Someone asked: Why did you do that?
“He’s dead in the water if I make a good throw,” Sanchez replied. Temptation got the best of him, he said, when he saw the Yankee catcher “out there bouncing around.” He should’ve let him bounce.
In the third inning, Sanchez stayed inside on Brett Gardner with fastballs and curveballs, and then, on a 3-2 pitch, went to the outer half with a fastball at 95. Attuned to inside pitches, Gardner froze and took strike three.
The next batter, Alex Rodriguez, saw six pitches: two four-seam fastballs, two hard sinkers and two changeups. Sanchez blew the last pitch past A-Rod at 96 for a swinging strikeout.
There were other good at-bats, and others that generated outs but took too long against those tenacious Yankee hitters. Sanchez also lacked consistent control of his curveball; catcher Russ Martin made several extraordinary stops, including one that left him sprawled in the dirt 10 feet wide of home plate, looking for a moment like he needed a siesta.
Sanchez and pitching coach Pete Walker have been focusing on killing velocity on his changeup, to create a greater gap between its speed and that of his hard stuff. It remains a work in progress. In both of his starts, the changeup has hovered around 90, several miles per hour above the target range. In both starts, Sanchez used it sparingly.
In two starts, he has worked 13 innings and allowed two earned runs.

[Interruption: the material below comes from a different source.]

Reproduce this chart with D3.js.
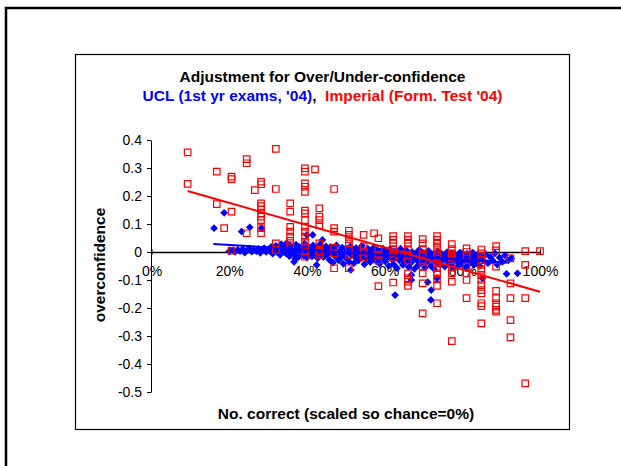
<!DOCTYPE html>
<html>
<head>
<meta charset="utf-8">
<title>Adjustment for Over/Under-confidence</title>
<script src="https://cdn.jsdelivr.net/npm/d3@7"></script>
<style>
  body { margin: 0; background: #fff; }
  svg { display: block; }
  text { font-family: Arial, "Liberation Sans", sans-serif; }
</style>
</head>
<body>
<svg id="chart" width="621" height="466"></svg>
<script>
  // tick values
  const xTicks = [0, 0.2, 0.4, 0.6, 0.8, 1.0];
  const yTicks = [0.4, 0.3, 0.2, 0.1, 0, -0.1, -0.2, -0.3, -0.4, -0.5];

  // Imperial (Form. Test '04) - hollow red squares, [x, y]
  const imperialPoints = [
    [0.093, 0.356], [0.093, 0.243],
    [0.168, 0.287], [0.168, 0.171],
    [0.187, 0.085],
    [0.206, 0.269], [0.206, 0.26], [0.206, 0.144], [0.206, 0.005],
    [0.245, 0.332], [0.245, 0.317], [0.245, 0.067],
    [0.266, 0.221],
    [0.282, 0.251], [0.282, 0.242], [0.282, 0.174], [0.282, 0.164], [0.282, 0.152], [0.282, 0.138],
    [0.282, 0.126], [0.282, 0.114], [0.282, 0.085], [0.282, 0.067],
    [0.32, 0.368], [0.32, 0.225], [0.32, 0.031], [0.32, 0.007],
    [0.357, 0.174], [0.357, 0.144], [0.357, 0.09], [0.357, 0.073], [0.357, 0.055], [0.357, 0.04], [0.357, 0.025],
    [0.395, 0.299], [0.395, 0.287], [0.395, 0.245], [0.395, 0.233], [0.395, 0.215], [0.395, 0.148], [0.395, 0.138],
    [0.395, 0.114], [0.395, 0.09], [0.395, 0.073], [0.395, 0.055], [0.395, 0.037], [0.395, 0.019], [0.395, 0.001], [0.395, -0.017],
    [0.421, 0.295],
    [0.432, 0.156], [0.432, 0.126], [0.432, 0.114], [0.432, 0.096], [0.432, 0.031], [0.432, 0.001], [0.432, -0.01],
    [0.47, 0.225], [0.47, 0.085], [0.47, 0.073], [0.47, 0.015], [0.47, -0.005], [0.47, -0.058],
    [0.508, 0.076], [0.508, 0.061], [0.508, 0.046], [0.508, 0.031], [0.508, 0.01], [0.508, -0.01], [0.508, -0.058],
    [0.546, 0.061], [0.546, 0.02], [0.546, 0.0], [0.546, -0.02],
    [0.573, 0.067],
    [0.584, 0.049], [0.584, 0.01], [0.584, -0.01], [0.584, -0.03], [0.584, -0.122],
    [0.622, 0.057], [0.622, 0.043], [0.622, 0.031], [0.622, 0.01], [0.622, -0.005], [0.622, -0.02], [0.622, -0.109],
    [0.66, 0.057], [0.66, 0.043], [0.66, 0.03], [0.66, 0.01], [0.66, -0.01], [0.66, -0.03], [0.66, -0.076],
    [0.66, -0.094], [0.66, -0.106], [0.66, -0.121],
    [0.698, 0.046], [0.698, 0.031], [0.698, 0.01], [0.698, -0.005], [0.698, -0.035], [0.698, -0.052], [0.698, -0.076],
    [0.698, -0.112], [0.698, -0.219],
    [0.735, 0.057], [0.735, 0.043], [0.735, 0.03], [0.735, 0.015], [0.735, 0.0], [0.735, -0.015], [0.735, -0.041],
    [0.735, -0.058], [0.735, -0.076], [0.735, -0.094], [0.735, -0.121], [0.735, -0.183],
    [0.773, 0.028], [0.773, 0.01], [0.773, -0.005], [0.773, -0.02], [0.773, -0.052], [0.773, -0.076], [0.773, -0.106], [0.773, -0.318],
    [0.811, 0.013], [0.811, 0.0], [0.811, -0.015], [0.811, -0.052], [0.811, -0.076], [0.811, -0.1], [0.811, -0.165],
    [0.849, 0.009], [0.849, -0.005], [0.849, -0.029], [0.849, -0.046], [0.849, -0.064], [0.849, -0.082], [0.849, -0.1],
    [0.849, -0.118], [0.849, -0.136], [0.849, -0.148], [0.849, -0.183], [0.849, -0.193], [0.849, -0.255],
    [0.887, 0.021], [0.887, 0.006], [0.887, -0.052], [0.887, -0.139], [0.887, -0.165], [0.887, -0.183], [0.887, -0.195],
    [0.887, -0.207], [0.887, -0.213],
    [0.924, -0.023], [0.924, -0.112], [0.924, -0.165], [0.924, -0.243], [0.924, -0.305],
    [0.962, 0.003], [0.962, -0.046], [0.962, -0.165], [0.962, -0.469],
    [1.0, 0.003]
  ];

  // UCL (1st yr exams, '04) - filled blue diamonds, [x, y]
  const uclPoints = [
    [0.161, 0.085], [0.187, 0.14], [0.232, 0.073], [0.253, 0.088], [0.283, 0.085], [0.40, 0.061], [0.415, 0.061],
    [0.44, 0.043], [0.37, -0.024], [0.367, -0.035], [0.425, -0.046], [0.513, -0.064], [0.627, -0.154], [0.669, -0.082],
    [0.669, -0.1], [0.711, -0.108], [0.72, -0.136], [0.719, -0.171], [0.735, -0.094], [0.852, -0.094], [0.942, -0.076],
    [0.914, -0.078],
    [0.2, 0.002], [0.208, 0.006], [0.215, 0.0], [0.222, 0.008], [0.228, 0.003], [0.235, 0.01], [0.24, -0.002],
    [0.246, 0.005], [0.252, 0.012], [0.258, 0.001], [0.263, 0.007], [0.27, 0.003], [0.275, 0.011], [0.28, -0.003],
    [0.286, 0.006], [0.29, 0.014], [0.295, 0.0], [0.3, 0.009],
    [0.305, 0.004], [0.308, 0.018], [0.312, -0.006], [0.316, 0.01], [0.32, 0.022], [0.323, 0.0], [0.327, 0.013],
    [0.331, -0.01], [0.334, 0.028], [0.338, 0.006], [0.341, 0.017], [0.345, -0.004], [0.348, 0.032], [0.352, 0.01],
    [0.355, -0.015], [0.358, 0.022], [0.362, 0.003], [0.365, 0.015], [0.368, -0.008], [0.372, 0.026], [0.375, 0.007],
    [0.378, -0.018], [0.381, 0.018], [0.385, 0.0], [0.388, 0.012], [0.391, -0.012], [0.394, 0.03], [0.397, 0.005],
    [0.4, -0.02], [0.403, 0.02], [0.406, -0.004], [0.41, 0.01], [0.413, -0.016], [0.416, 0.024], [0.419, 0.002],
    [0.422, -0.01], [0.425, 0.015], [0.428, -0.022], [0.431, 0.006], [0.434, 0.028], [0.437, -0.006], [0.44, 0.012],
    [0.443, -0.018], [0.446, 0.002], [0.449, 0.02],
    [0.452, -0.01], [0.455, 0.008], [0.458, -0.028], [0.461, 0.018], [0.464, -0.002], [0.467, -0.038], [0.47, 0.01],
    [0.473, -0.016], [0.476, 0.024], [0.479, -0.006], [0.482, -0.03], [0.485, 0.004], [0.488, -0.02], [0.491, 0.016],
    [0.494, -0.042], [0.497, -0.008], [0.5, 0.012], [0.503, -0.025], [0.506, 0.0], [0.509, -0.035], [0.512, 0.02],
    [0.515, -0.012], [0.518, 0.006], [0.521, -0.04], [0.524, -0.018], [0.527, 0.014], [0.53, -0.004], [0.533, -0.03],
    [0.536, 0.008], [0.539, -0.02], [0.542, 0.022], [0.545, -0.01], [0.548, -0.044], [0.551, 0.002], [0.554, -0.026],
    [0.557, 0.012], [0.56, -0.014], [0.563, -0.036], [0.566, 0.004], [0.569, -0.02], [0.572, 0.016], [0.575, -0.006],
    [0.578, -0.032], [0.581, 0.008], [0.584, -0.016], [0.587, -0.042], [0.59, 0.0], [0.593, -0.024], [0.596, 0.012],
    [0.599, -0.01],
    [0.602, -0.034], [0.605, 0.004], [0.608, -0.018], [0.611, -0.05], [0.614, 0.01], [0.617, -0.008], [0.62, -0.028],
    [0.623, -0.044], [0.626, 0.002], [0.629, -0.016], [0.632, -0.058], [0.635, -0.004], [0.638, -0.03], [0.641, 0.012],
    [0.644, -0.02], [0.647, -0.046], [0.65, -0.008], [0.653, -0.036], [0.656, 0.006], [0.659, -0.024], [0.662, -0.054],
    [0.665, -0.012], [0.668, -0.038], [0.671, 0.0], [0.674, -0.02], [0.677, -0.06], [0.68, -0.006], [0.683, -0.03],
    [0.686, -0.048], [0.689, 0.008], [0.692, -0.016], [0.695, -0.04], [0.698, -0.002], [0.701, -0.026], [0.704, -0.056],
    [0.707, -0.01], [0.71, -0.034], [0.713, 0.004], [0.716, -0.02], [0.719, -0.05], [0.722, -0.008], [0.725, -0.03],
    [0.728, -0.062], [0.731, -0.014], [0.734, -0.038], [0.737, 0.002], [0.74, -0.022], [0.743, -0.046], [0.746, -0.006],
    [0.749, -0.03], [0.752, -0.012], [0.755, -0.052], [0.758, -0.02], [0.761, 0.0], [0.764, -0.036], [0.767, -0.016],
    [0.77, -0.044], [0.773, -0.004], [0.776, -0.026], [0.779, -0.058], [0.782, -0.01], [0.785, -0.032], [0.788, -0.018],
    [0.791, -0.048], [0.794, -0.002], [0.797, -0.024], [0.8, -0.038], [0.803, -0.012], [0.806, -0.03], [0.809, -0.054],
    [0.812, -0.006], [0.815, -0.022], [0.818, -0.04], [0.821, -0.014], [0.824, -0.032], [0.827, -0.002], [0.83, -0.046],
    [0.833, -0.02], [0.836, -0.036], [0.839, -0.01], [0.842, -0.028], [0.845, -0.05], [0.848, -0.016],
    [0.855, -0.03], [0.86, -0.008], [0.866, -0.04], [0.872, -0.018], [0.878, -0.03], [0.884, -0.005], [0.89, -0.045],
    [0.896, -0.02], [0.903, -0.035], [0.91, -0.012], [0.918, -0.03], [0.926, -0.022]
  ];

  // linear trend lines (end points)
  const imperialTrend = [[0.093, 0.218], [1.0, -0.142]];
  const uclTrend = [[0.159, 0.029], [0.914, -0.038]];

  const blue = "#0000FF";
  const red = "#FF0000";

  const svg = d3.select("#chart");

  // outer frame (cut off on the right and bottom)
  svg.append("rect")
    .attr("x", 6).attr("y", 8)
    .attr("width", 700).attr("height", 600)
    .attr("fill", "none").attr("stroke", "#000").attr("stroke-width", 2.5);

  // chart area box
  svg.append("rect")
    .attr("x", 75.5).attr("y", 54.5)
    .attr("width", 494).attr("height", 375)
    .attr("fill", "#fff").attr("stroke", "#000").attr("stroke-width", 1.2);

  const x = d3.scaleLinear().domain([0, 1]).range([151.5, 540]);
  const y = d3.scaleLinear().domain([-0.5, 0.4]).range([392, 140]);

  // y axis
  const yAxis = svg.append("g")
    .attr("transform", "translate(151,0)")
    .call(d3.axisLeft(y).tickValues(yTicks).tickSizeInner(4).tickSizeOuter(0).tickPadding(5)
      .tickFormat(d => d === 0 ? "0" : d.toFixed(1)));
  yAxis.select(".domain").attr("stroke", "#000");
  yAxis.selectAll(".tick line").attr("stroke", "#000");
  yAxis.selectAll(".tick text")
    .attr("font-family", "Arial, 'Liberation Sans', sans-serif")
    .attr("font-size", "14px").attr("fill", "#000");

  // x axis along y = 0, ticks crossing the line
  const xAxis = svg.append("g")
    .attr("transform", "translate(0," + y(0) + ")")
    .call(d3.axisBottom(x).tickValues(xTicks).tickSizeInner(3).tickSizeOuter(0).tickPadding(11)
      .tickFormat(d3.format(".0%")));
  xAxis.select(".domain").attr("stroke", "#000").attr("stroke-width", 1.6);
  xAxis.selectAll(".tick line").attr("stroke", "#000").attr("y1", -3);
  xAxis.selectAll(".tick text")
    .attr("font-family", "Arial, 'Liberation Sans', sans-serif")
    .attr("font-size", "14px").attr("fill", "#000");

  // UCL diamonds
  const diamond = d3.symbol().type(d3.symbolSquare).size(30);
  svg.append("g")
    .selectAll("path")
    .data(uclPoints)
    .enter()
    .append("path")
    .attr("d", diamond)
    .attr("transform", d => "translate(" + x(d[0]) + "," + y(d[1]) + ") rotate(45)")
    .attr("fill", blue);

  // Imperial squares (hollow)
  const square = d3.symbol().type(d3.symbolSquare).size(42);
  svg.append("g")
    .selectAll("path")
    .data(imperialPoints)
    .enter()
    .append("path")
    .attr("d", square)
    .attr("transform", d => "translate(" + x(d[0]) + "," + y(d[1]) + ")")
    .attr("fill", "none")
    .attr("stroke", red).attr("stroke-width", 1.2);

  // trend lines
  const line = d3.line().x(d => x(d[0])).y(d => y(d[1]));
  svg.append("path").datum(uclTrend)
    .attr("d", line).attr("stroke", blue).attr("stroke-width", 2).attr("fill", "none");
  svg.append("path").datum(imperialTrend)
    .attr("d", line).attr("stroke", red).attr("stroke-width", 2).attr("fill", "none");

  // titles
  svg.append("text")
    .attr("x", 322.5).attr("y", 82)
    .attr("text-anchor", "middle")
    .attr("font-size", "15.5px").attr("font-weight", "bold")
    .text("Adjustment for Over/Under-confidence");

  const sub = svg.append("text")
    .attr("x", 322.5).attr("y", 101)
    .attr("text-anchor", "middle")
    .attr("font-size", "15.5px").attr("font-weight", "bold")
    .style("white-space", "pre");
  sub.append("tspan").attr("fill", blue).text("UCL (1st yr exams, '04)");
  sub.append("tspan").attr("fill", "#000").text(",  ");
  sub.append("tspan").attr("fill", red).text("Imperial (Form. Test '04)");

  svg.append("text")
    .attr("x", 346).attr("y", 419)
    .attr("text-anchor", "middle")
    .attr("font-size", "15.5px").attr("font-weight", "bold")
    .text("No. correct (scaled so chance=0%)");

  svg.append("text")
    .attr("transform", "translate(105,265) rotate(-90)")
    .attr("text-anchor", "middle")
    .attr("font-size", "15.5px").attr("font-weight", "bold")
    .text("overconfidence");
</script>
</body>
</html>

While he was on the mound, the Blue Jays have scored a total of four runs. They lost both games by 3-2 scores.
Few pitchers would complain about those two starts. Sanchez chose to focus on the flaws, both mechanical and emotional.
“He’s the kind of kid that expects greatness out there from himself,” Martin said. “He’s probably just a little bit ticked off that he gave up the homer or something like that. But I felt like he threw a great ball game.”
Sanchez said he knows what he must work on before his next start in Fenway Park on Sunday. He did not promise greatness. But, he vowed, “I’ll be sharp.”